**EXERCISE AIM:**
Extract the whole listing as it stands. Do not include the pictures.

**COLLECTED MATERIAL:**
--------

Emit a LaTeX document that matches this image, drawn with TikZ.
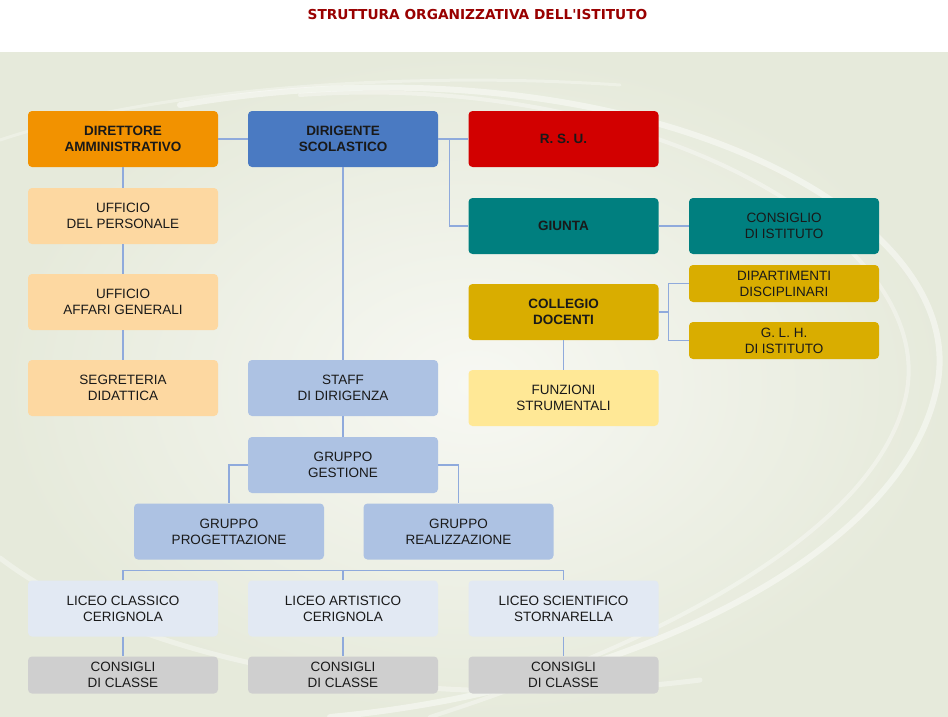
\documentclass[tikz,border=0pt]{standalone}
\usepackage{fontspec}
\setmainfont{Liberation Sans}
\newfontfamily\titlefont{DejaVu Sans}
\usetikzlibrary{calc}
\definecolor{dirorange}{HTML}{F29200}
\definecolor{dirblue}{HTML}{4A7AC2}
\definecolor{rsured}{HTML}{D20000}
\definecolor{uffcol}{HTML}{FDD8A1}
\definecolor{teal}{HTML}{007F7F}
\definecolor{gold}{HTML}{D9AD00}
\definecolor{funzcol}{HTML}{FFE896}
\definecolor{grpblue}{HTML}{ADC2E3}
\definecolor{licblue}{HTML}{E2E9F3}
\definecolor{consgrey}{HTML}{CFCFCF}
\definecolor{linkblue}{HTML}{8FAADC}
\definecolor{bgout}{HTML}{E6EADB}
\definecolor{bgin}{HTML}{F7F8F3}
\definecolor{titlered}{HTML}{990000}
\tikzset{
	ufficio/.style={
			rounded corners=4pt,
			minimum width=190pt,
			minimum height=56pt,
			inner sep=0pt,
			align=center,
			text=black!90,
			font=\fontsize{13.5}{16}\selectfont
		},
	capo/.style={ufficio,font=\fontsize{13.5}{16}\selectfont\bfseries},
	basso/.style={ufficio,minimum height=37pt},
	link/.style={draw=linkblue,line width=1.2pt},
	onda/.style={white,opacity=#1,line cap=round}
}

\begin{document}
\begin{tikzpicture}[x=1pt,y=-1pt]
			\useasboundingbox (0,0) rectangle (948,717);
			\fill[white](0,0) rectangle (948,717);
			\shade[inner color=bgin,outer color=bgout](0,53) rectangle (948,717);
			\draw[onda=0.45,line width=6pt](180,105) .. controls (620,30) and (985,210) .. (935,395) .. controls (895,560) and (620,690) .. (330,717);
			\draw[onda=0.35,line width=4pt](300,95) .. controls (650,70) and (945,240) .. (905,400) .. controls (870,540) and (640,650) .. (430,717);
			\draw[onda=0.3,line width=3pt](0,140) .. controls (150,90) and (400,70) .. (620,85);
			\draw[onda=0.35,line width=5pt](0,558) .. controls (140,665) and (420,715) .. (700,680);
			\node[font=\titlefont\fontsize{13.7}{16}\selectfont\bfseries,text=titlered] (titolo) at (477.5,15) {STRUTTURA ORGANIZZATIVA DELL'ISTITUTO};
			% prima riga
			\node[capo,fill=dirorange] (dir) at (123,139) {DIRETTORE\\AMMINISTRATIVO};
			\node[capo,fill=dirblue] (dirig) at (343,139) {DIRIGENTE\\SCOLASTICO};
			\node[capo,fill=rsured] (rsu) at (563.5,139) {R. S. U.};
			% uffici
			\node[ufficio,fill=uffcol] (uffpers) at (123,216) {UFFICIO\\DEL PERSONALE};
			\node[ufficio,fill=uffcol] (uffaff) at (123,302) {UFFICIO\\AFFARI GENERALI};
			\node[ufficio,fill=uffcol] (segr) at (123,388) {SEGRETERIA\\DIDATTICA};
			% organi collegiali
			\node[capo,fill=teal] (giunta) at (563.5,226) {GIUNTA};
			\node[ufficio,fill=teal] (consist) at (784,226) {CONSIGLIO\\DI ISTITUTO};
			\node[capo,fill=gold] (collegio) at (563.5,312) {COLLEGIO\\DOCENTI};
			\node[basso,fill=gold] (dipart) at (784,283.5) {DIPARTIMENTI\\DISCIPLINARI};
			\node[basso,fill=gold] (glh) at (784,340.5) {G. L. H.\\DI ISTITUTO};
			\node[ufficio,fill=funzcol] (funz) at (563.5,398) {FUNZIONI\\STRUMENTALI};
			% staff e gruppi
			\node[ufficio,fill=grpblue] (staff) at (343,388) {STAFF\\DI DIRIGENZA};
			\node[ufficio,fill=grpblue] (gestione) at (343,465) {GRUPPO\\GESTIONE};
			\node[ufficio,fill=grpblue] (progett) at (229,531.5) {GRUPPO\\PROGETTAZIONE};
			\node[ufficio,fill=grpblue] (realizz) at (458.5,531.5) {GRUPPO\\REALIZZAZIONE};
			% licei
			\node[ufficio,fill=licblue] (classico) at (123,608.5) {LICEO CLASSICO\\CERIGNOLA};
			\node[ufficio,fill=licblue] (artistico) at (343,608.5) {LICEO ARTISTICO\\CERIGNOLA};
			\node[ufficio,fill=licblue] (scientifico) at (563.5,608.5) {LICEO SCIENTIFICO\\STORNARELLA};
			\node[basso,fill=consgrey] (consA) at (123,675) {CONSIGLI\\DI CLASSE};
			\node[basso,fill=consgrey] (consB) at (343,675) {CONSIGLI\\DI CLASSE};
			\node[basso,fill=consgrey] (consC) at (563.5,675) {CONSIGLI\\DI CLASSE};
			% collegamenti
			\draw[link](dir.east)--(dirig.west);
			\draw[link](dirig.east)--(rsu.west);
			\draw[link](dirig.east)--++(11,0)|-(giunta.west);
			\draw[link](giunta.east)--(consist.west);
			\draw[link](dir.south)--(uffpers.north);
			\draw[link](uffpers.south)--(uffaff.north);
			\draw[link](uffaff.south)--(segr.north);
			\draw[link](dirig.south)--(staff.north);
			\draw[link](staff.south)--(gestione.north);
			\draw[link](gestione.west)-|(progett.north);
			\draw[link](gestione.east)-|(realizz.north);
			\draw[link](collegio.east)--++(10,0)coordinate(snodo);
			\draw[link](snodo)|-(dipart.west);
			\draw[link](snodo)|-(glh.west);
			\draw[link](collegio.south)--(funz.north);
			\draw[link](classico.north)--++(0,-10)-|(scientifico.north);
			\draw[link](artistico.north)--++(0,-10);
			\draw[link](classico.south)--(consA.north);
			\draw[link](artistico.south)--(consB.north);
			\draw[link](scientifico.south)--(consC.north);
		\end{tikzpicture}
\end{document}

--------

**SOLUTION TO THIS EXERCISE:**
Emit a LaTeX document that matches this image, drawn with TikZ.
\documentclass[tikz,border=0pt]{standalone}
\usepackage{fontspec}
\setmainfont{Liberation Sans}
\newfontfamily\titlefont{DejaVu Sans}
\usetikzlibrary{calc}
\definecolor{dirorange}{HTML}{F29200}
\definecolor{dirblue}{HTML}{4A7AC2}
\definecolor{rsured}{HTML}{D20000}
\definecolor{uffcol}{HTML}{FDD8A1}
\definecolor{teal}{HTML}{007F7F}
\definecolor{gold}{HTML}{D9AD00}
\definecolor{funzcol}{HTML}{FFE896}
\definecolor{grpblue}{HTML}{ADC2E3}
\definecolor{licblue}{HTML}{E2E9F3}
\definecolor{consgrey}{HTML}{CFCFCF}
\definecolor{linkblue}{HTML}{8FAADC}
\definecolor{bgout}{HTML}{E6EADB}
\definecolor{bgin}{HTML}{F7F8F3}
\definecolor{titlered}{HTML}{990000}
\tikzset{
	ufficio/.style={
			rounded corners=4pt,
			minimum width=190pt,
			minimum height=56pt,
			inner sep=0pt,
			align=center,
			text=black!90,
			font=\fontsize{13.5}{16}\selectfont
		},
	capo/.style={ufficio,font=\fontsize{13.5}{16}\selectfont\bfseries},
	basso/.style={ufficio,minimum height=37pt},
	link/.style={draw=linkblue,line width=1.2pt},
	onda/.style={white,opacity=#1,line cap=round}
}

\begin{document}
\begin{tikzpicture}[x=1pt,y=-1pt]
			\useasboundingbox (0,0) rectangle (948,717);
			\fill[white](0,0) rectangle (948,717);
			\shade[inner color=bgin,outer color=bgout](0,53) rectangle (948,717);
			\draw[onda=0.45,line width=6pt](180,105) .. controls (620,30) and (985,210) .. (935,395) .. controls (895,560) and (620,690) .. (330,717);
			\draw[onda=0.35,line width=4pt](300,95) .. controls (650,70) and (945,240) .. (905,400) .. controls (870,540) and (640,650) .. (430,717);
			\draw[onda=0.3,line width=3pt](0,140) .. controls (150,90) and (400,70) .. (620,85);
			\draw[onda=0.35,line width=5pt](0,558) .. controls (140,665) and (420,715) .. (700,680);
			\node[font=\titlefont\fontsize{13.7}{16}\selectfont\bfseries,text=titlered] (titolo) at (477.5,15) {STRUTTURA ORGANIZZATIVA DELL'ISTITUTO};
			% prima riga
			\node[capo,fill=dirorange] (dir) at (123,139) {DIRETTORE\\AMMINISTRATIVO};
			\node[capo,fill=dirblue] (dirig) at (343,139) {DIRIGENTE\\SCOLASTICO};
			\node[capo,fill=rsured] (rsu) at (563.5,139) {R. S. U.};
			% uffici
			\node[ufficio,fill=uffcol] (uffpers) at (123,216) {UFFICIO\\DEL PERSONALE};
			\node[ufficio,fill=uffcol] (uffaff) at (123,302) {UFFICIO\\AFFARI GENERALI};
			\node[ufficio,fill=uffcol] (segr) at (123,388) {SEGRETERIA\\DIDATTICA};
			% organi collegiali
			\node[capo,fill=teal] (giunta) at (563.5,226) {GIUNTA};
			\node[ufficio,fill=teal] (consist) at (784,226) {CONSIGLIO\\DI ISTITUTO};
			\node[capo,fill=gold] (collegio) at (563.5,312) {COLLEGIO\\DOCENTI};
			\node[basso,fill=gold] (dipart) at (784,283.5) {DIPARTIMENTI\\DISCIPLINARI};
			\node[basso,fill=gold] (glh) at (784,340.5) {G. L. H.\\DI ISTITUTO};
			\node[ufficio,fill=funzcol] (funz) at (563.5,398) {FUNZIONI\\STRUMENTALI};
			% staff e gruppi
			\node[ufficio,fill=grpblue] (staff) at (343,388) {STAFF\\DI DIRIGENZA};
			\node[ufficio,fill=grpblue] (gestione) at (343,465) {GRUPPO\\GESTIONE};
			\node[ufficio,fill=grpblue] (progett) at (229,531.5) {GRUPPO\\PROGETTAZIONE};
			\node[ufficio,fill=grpblue] (realizz) at (458.5,531.5) {GRUPPO\\REALIZZAZIONE};
			% licei
			\node[ufficio,fill=licblue] (classico) at (123,608.5) {LICEO CLASSICO\\CERIGNOLA};
			\node[ufficio,fill=licblue] (artistico) at (343,608.5) {LICEO ARTISTICO\\CERIGNOLA};
			\node[ufficio,fill=licblue] (scientifico) at (563.5,608.5) {LICEO SCIENTIFICO\\STORNARELLA};
			\node[basso,fill=consgrey] (consA) at (123,675) {CONSIGLI\\DI CLASSE};
			\node[basso,fill=consgrey] (consB) at (343,675) {CONSIGLI\\DI CLASSE};
			\node[basso,fill=consgrey] (consC) at (563.5,675) {CONSIGLI\\DI CLASSE};
			% collegamenti
			\draw[link](dir.east)--(dirig.west);
			\draw[link](dirig.east)--(rsu.west);
			\draw[link](dirig.east)--++(11,0)|-(giunta.west);
			\draw[link](giunta.east)--(consist.west);
			\draw[link](dir.south)--(uffpers.north);
			\draw[link](uffpers.south)--(uffaff.north);
			\draw[link](uffaff.south)--(segr.north);
			\draw[link](dirig.south)--(staff.north);
			\draw[link](staff.south)--(gestione.north);
			\draw[link](gestione.west)-|(progett.north);
			\draw[link](gestione.east)-|(realizz.north);
			\draw[link](collegio.east)--++(10,0)coordinate(snodo);
			\draw[link](snodo)|-(dipart.west);
			\draw[link](snodo)|-(glh.west);
			\draw[link](collegio.south)--(funz.north);
			\draw[link](classico.north)--++(0,-10)-|(scientifico.north);
			\draw[link](artistico.north)--++(0,-10);
			\draw[link](classico.south)--(consA.north);
			\draw[link](artistico.south)--(consB.north);
			\draw[link](scientifico.south)--(consC.north);
		\end{tikzpicture}
\end{document}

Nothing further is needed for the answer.